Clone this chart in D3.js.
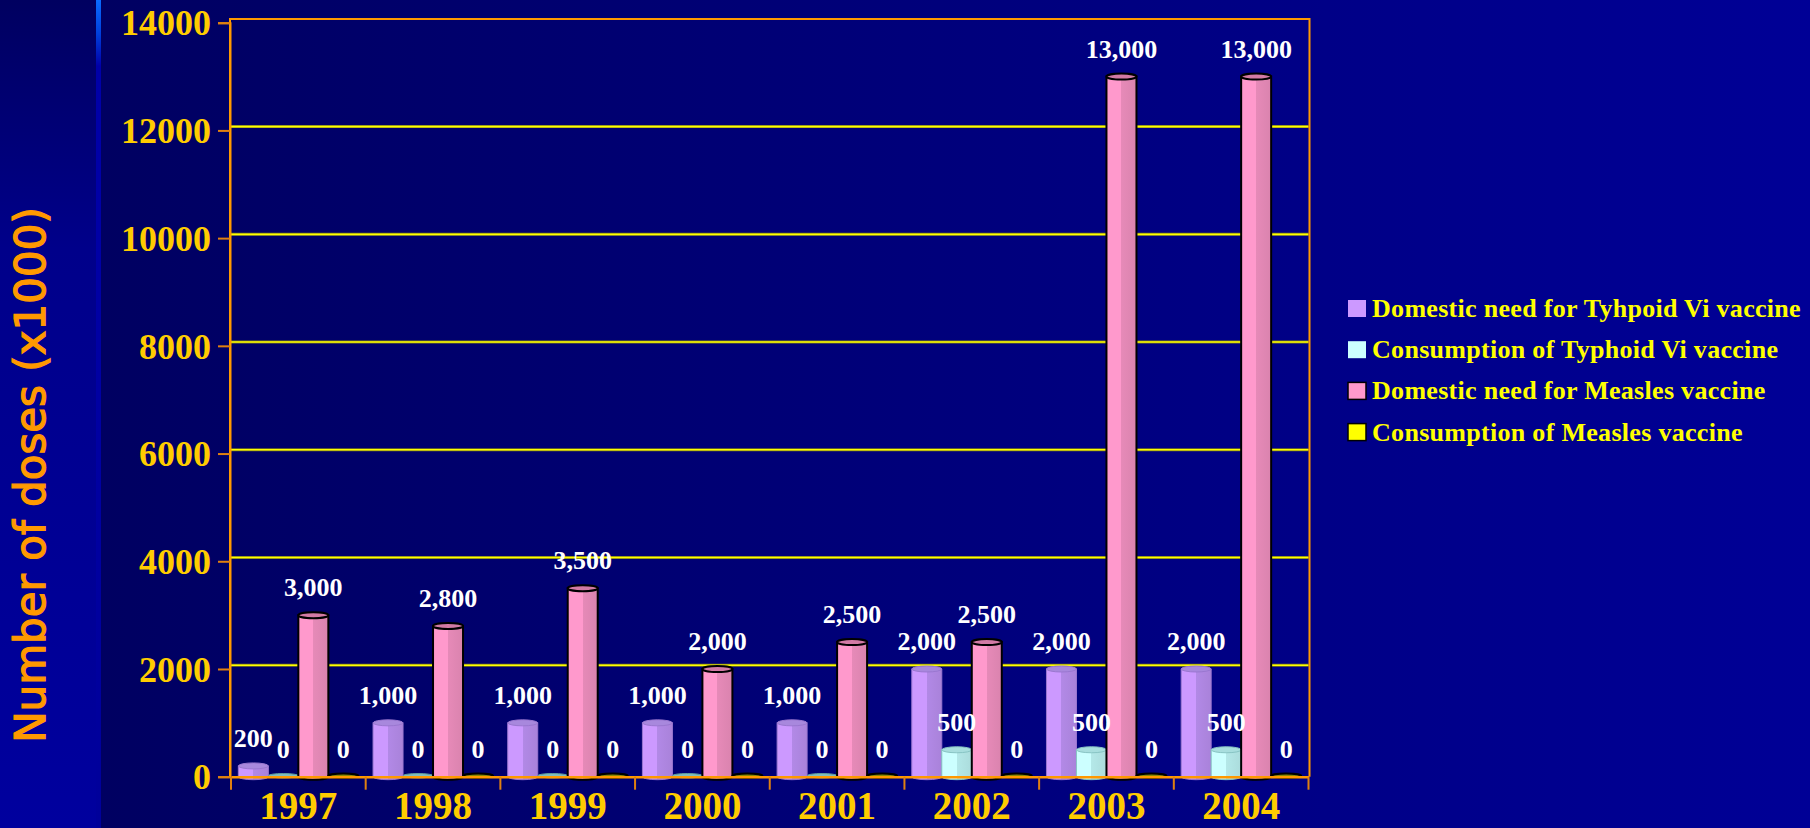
<!DOCTYPE html>
<html>
<head>
<meta charset="utf-8">
<script src="https://cdn.jsdelivr.net/npm/d3@7"></script>
<style>
  html, body { margin: 0; padding: 0; background: #000066; }
  svg { display: block; }
</style>
</head>
<body>
<svg id="chart" width="1810" height="828"></svg>
<script>
// ---------------- data ----------------
const years = ["1997", "1998", "1999", "2000", "2001", "2002", "2003", "2004"];
const seriesNames = [
  "Domestic need for Tyhpoid Vi vaccine",
  "Consumption of Typhoid Vi vaccine",
  "Domestic need for Measles vaccine",
  "Consumption of Measles vaccine"
];
const typhoidNeed = [200, 1000, 1000, 1000, 1000, 2000, 2000, 2000];
const typhoidUse  = [0, 0, 0, 0, 0, 500, 500, 500];
const measlesNeed = [3000, 2800, 3500, 2000, 2500, 2500, 13000, 13000];
const measlesUse  = [0, 0, 0, 0, 0, 0, 0, 0];
const yTicks = [0, 2000, 4000, 6000, 8000, 10000, 12000, 14000];

const seriesValues = [typhoidNeed, typhoidUse, measlesNeed, measlesUse];

// ---------------- styles ----------------
const styles = [
  { main: "#cc99ff", dark: "#b289e6", top: "#a888dd", stroke: "#9a77d0", sw: 1, zeroFill: "#a888dd", zeroStroke: "#9a77d0" },
  { main: "#ccffff", dark: "#b4e8e8", top: "#a8dede", stroke: "#88c4c4", sw: 1, zeroFill: "#7fbfbf", zeroStroke: "#5f9f9f" },
  { main: "#ff99cc", dark: "#e68ab8", top: "#d27aa5", stroke: "#000000", sw: 2, zeroFill: "#d27aa5", zeroStroke: "#000000" },
  { main: "#ffff00", dark: "#e0e000", top: "#aaaa00", stroke: "#000000", sw: 2, zeroFill: "#8a8a00", zeroStroke: "#000000" }
];
const legendSwatch = [
  { fill: "#cc99ff", stroke: "none" },
  { fill: "#ccffff", stroke: "none" },
  { fill: "#ff99cc", stroke: "#000" },
  { fill: "#ffff00", stroke: "#000" }
];

const svg = d3.select("#chart");
const defs = svg.append("defs");

// backgrounds
const bgGrad = defs.append("linearGradient").attr("id", "bg").attr("x1", 0).attr("x2", 1).attr("y1", 0).attr("y2", 0);
bgGrad.append("stop").attr("offset", "0").attr("stop-color", "#00005e");
bgGrad.append("stop").attr("offset", "1").attr("stop-color", "#000096");
const leftGrad = defs.append("linearGradient").attr("id", "leftbg").attr("x1", 0).attr("x2", 0).attr("y1", 0).attr("y2", 1);
leftGrad.append("stop").attr("offset", "0").attr("stop-color", "#000060");
leftGrad.append("stop").attr("offset", "0.3").attr("stop-color", "#00008a");
leftGrad.append("stop").attr("offset", "1").attr("stop-color", "#00009e");
const lineGrad = defs.append("linearGradient").attr("id", "linebg").attr("x1", 0).attr("x2", 0).attr("y1", 0).attr("y2", 1);
lineGrad.append("stop").attr("offset", "0").attr("stop-color", "#0a6cff");
lineGrad.append("stop").attr("offset", "0.04").attr("stop-color", "#0040dd");
lineGrad.append("stop").attr("offset", "0.08").attr("stop-color", "#0000a8");
lineGrad.append("stop").attr("offset", "1").attr("stop-color", "#00009a");

svg.append("rect").attr("x", 0).attr("y", 0).attr("width", 1810).attr("height", 828).attr("fill", "url(#bg)");
svg.append("rect").attr("x", 0).attr("y", 0).attr("width", 96).attr("height", 828).attr("fill", "url(#leftbg)");
svg.append("rect").attr("x", 96).attr("y", 0).attr("width", 5).attr("height", 828).attr("fill", "url(#linebg)");

// bar gradients
styles.forEach((s, i) => {
  const g = defs.append("linearGradient").attr("id", "bar" + i).attr("x1", 0).attr("x2", 1).attr("y1", 0).attr("y2", 0);
  g.append("stop").attr("offset", "0").attr("stop-color", s.main);
  g.append("stop").attr("offset", "0.5").attr("stop-color", s.main);
  g.append("stop").attr("offset", "0.5").attr("stop-color", s.dark);
  g.append("stop").attr("offset", "1").attr("stop-color", d3.color(s.dark).darker(0.15));
});

// ---------------- scales ----------------
const plotLeft = 231, plotRight = 1308.5, plotBottom = 776.7, plotTop = 22.7;
const wallDy = -3.8;

const x0 = d3.scaleBand().domain(years).range([plotLeft, plotRight]).padding(0);
const x1 = d3.scaleBand().domain(d3.range(seriesNames.length)).range([0, x0.bandwidth()]).paddingInner(0).paddingOuter(0.245);
const y = d3.scaleLinear().domain([0, 14000]).range([plotBottom, plotTop]);

const orange = "#ff9900";

// gridlines on back wall
svg.append("g").selectAll("line").data(yTicks.filter(v => v > 0 && v < 14000)).join("line")
  .attr("x1", plotLeft).attr("x2", plotRight)
  .attr("y1", d => y(d) + wallDy).attr("y2", d => y(d) + wallDy)
  .attr("stroke", "#7a7a20").attr("stroke-width", 3);
svg.append("g").selectAll("line").data(yTicks.filter(v => v > 0 && v < 14000)).join("line")
  .attr("x1", plotLeft).attr("x2", plotRight)
  .attr("y1", d => y(d) + wallDy).attr("y2", d => y(d) + wallDy)
  .attr("stroke", "#ffff00").attr("stroke-width", 1.6);

// frame
const frameTop = y(14000) + wallDy;
svg.append("path")
  .attr("d", `M${plotLeft - 1},${plotBottom} L${plotLeft - 1},${frameTop} L${plotRight + 1},${frameTop} L${plotRight + 1},${plotBottom}`)
  .attr("fill", "none").attr("stroke", orange).attr("stroke-width", 2);

// y axis
const yAxis = d3.axisLeft(y).tickValues(yTicks).tickSize(12).tickPadding(7).tickFormat(d3.format("d"));
const yG = svg.append("g").attr("transform", `translate(${plotLeft - 1},0)`).call(yAxis);
yG.select(".domain").attr("stroke", orange).attr("stroke-width", 2);
yG.selectAll(".tick line").attr("stroke", "#e08010").attr("stroke-width", 2);
yG.selectAll(".tick text")
  .attr("fill", "#ffcc00").attr("font-family", "'Liberation Serif', 'Times New Roman', serif")
  .attr("font-weight", "bold").attr("font-size", 36).attr("dy", "0.34em");

// bars
const rx = x1.bandwidth() / 2;
const ry = 3;
years.forEach((yr, ci) => {
  const g = svg.append("g").attr("transform", `translate(${x0(yr)},0)`);
  seriesValues.forEach((vals, si) => {
    const v = vals[ci];
    const s = styles[si];
    const bx = x1(si);
    const bw = x1.bandwidth();
    const yTop = y(v), yBot = y(0);
    if (v > 0) {
      g.append("path")
        .attr("d", `M${bx},${yTop} L${bx},${yBot} A${rx},${ry} 0 0 0 ${bx + bw},${yBot} L${bx + bw},${yTop} Z`)
        .attr("fill", `url(#bar${si})`).attr("stroke", s.stroke).attr("stroke-width", s.sw);
      g.append("ellipse")
        .attr("cx", bx + bw / 2).attr("cy", yTop).attr("rx", rx).attr("ry", ry)
        .attr("fill", s.top).attr("stroke", s.stroke).attr("stroke-width", s.sw);
    } else {
      g.append("ellipse")
        .attr("cx", bx + bw / 2).attr("cy", yBot - 1).attr("rx", rx).attr("ry", 2.2)
        .attr("fill", s.zeroFill).attr("stroke", s.zeroStroke).attr("stroke-width", s.sw);
    }
  });
});

// floor line + x axis
const xAxis = d3.axisBottom(x0).tickSize(0).tickPadding(0);
const xG = svg.append("g").attr("transform", `translate(0,${plotBottom})`).call(xAxis);
xG.select(".domain").attr("stroke", orange).attr("stroke-width", 2.5);
xG.selectAll(".tick text")
  .attr("fill", "#ffcc00").attr("font-family", "'Liberation Serif', 'Times New Roman', serif")
  .attr("font-weight", "bold").attr("font-size", 39).attr("dy", 0).attr("y", 42.5);
// category boundary ticks
svg.append("g").selectAll("line").data(years.concat(["end"])).join("line")
  .attr("x1", (d, i) => i < years.length ? x0(d) : plotRight)
  .attr("x2", (d, i) => i < years.length ? x0(d) : plotRight)
  .attr("y1", plotBottom).attr("y2", plotBottom + 13)
  .attr("stroke", "#e08010").attr("stroke-width", 2);

// value labels
const fmt = d3.format(",");
years.forEach((yr, ci) => {
  seriesValues.forEach((vals, si) => {
    const v = vals[ci];
    svg.append("text")
      .attr("x", x0(yr) + x1(si) + x1.bandwidth() / 2)
      .attr("y", y(v) - 19)
      .attr("text-anchor", "middle")
      .attr("fill", "#ffffff")
      .attr("font-family", "'Liberation Serif', 'Times New Roman', serif")
      .attr("font-weight", "bold").attr("font-size", 26)
      .text(fmt(v));
  });
});

// y axis title
svg.append("text")
  .attr("transform", "translate(45,475) rotate(-90)")
  .attr("text-anchor", "middle")
  .attr("fill", "#ff9900")
  .attr("stroke", "#ff9900").attr("stroke-width", 1.3)
  .attr("font-family", "'DejaVu Sans', Verdana, sans-serif")
  .attr("font-size", 42)
  .text("Number of doses (x1000)");

// legend
const legend = svg.append("g").attr("transform", "translate(1348,0)");
seriesNames.forEach((name, i) => {
  const by = 317 + i * 41.2;
  legend.append("rect")
    .attr("x", 0).attr("y", by - 17).attr("width", 18).attr("height", 17)
    .attr("fill", legendSwatch[i].fill)
    .attr("stroke", legendSwatch[i].stroke).attr("stroke-width", legendSwatch[i].stroke === "none" ? 0 : 1.5);
  legend.append("text")
    .attr("x", 24).attr("y", by)
    .attr("fill", "#ffff00")
    .attr("font-family", "'Liberation Serif', 'Times New Roman', serif")
    .attr("font-weight", "bold").attr("font-size", 26)
    .attr("letter-spacing", "0.3px")
    .text(name);
});
</script>
</body>
</html>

■ ■ ■ ■ ■

§ **Objective**
Show the lines from the data above that contain the string "chart".

§ **Full output**
Clone this chart in D3.js.
<svg id="chart" width="1810" height="828"></svg>
const svg = d3.select("#chart");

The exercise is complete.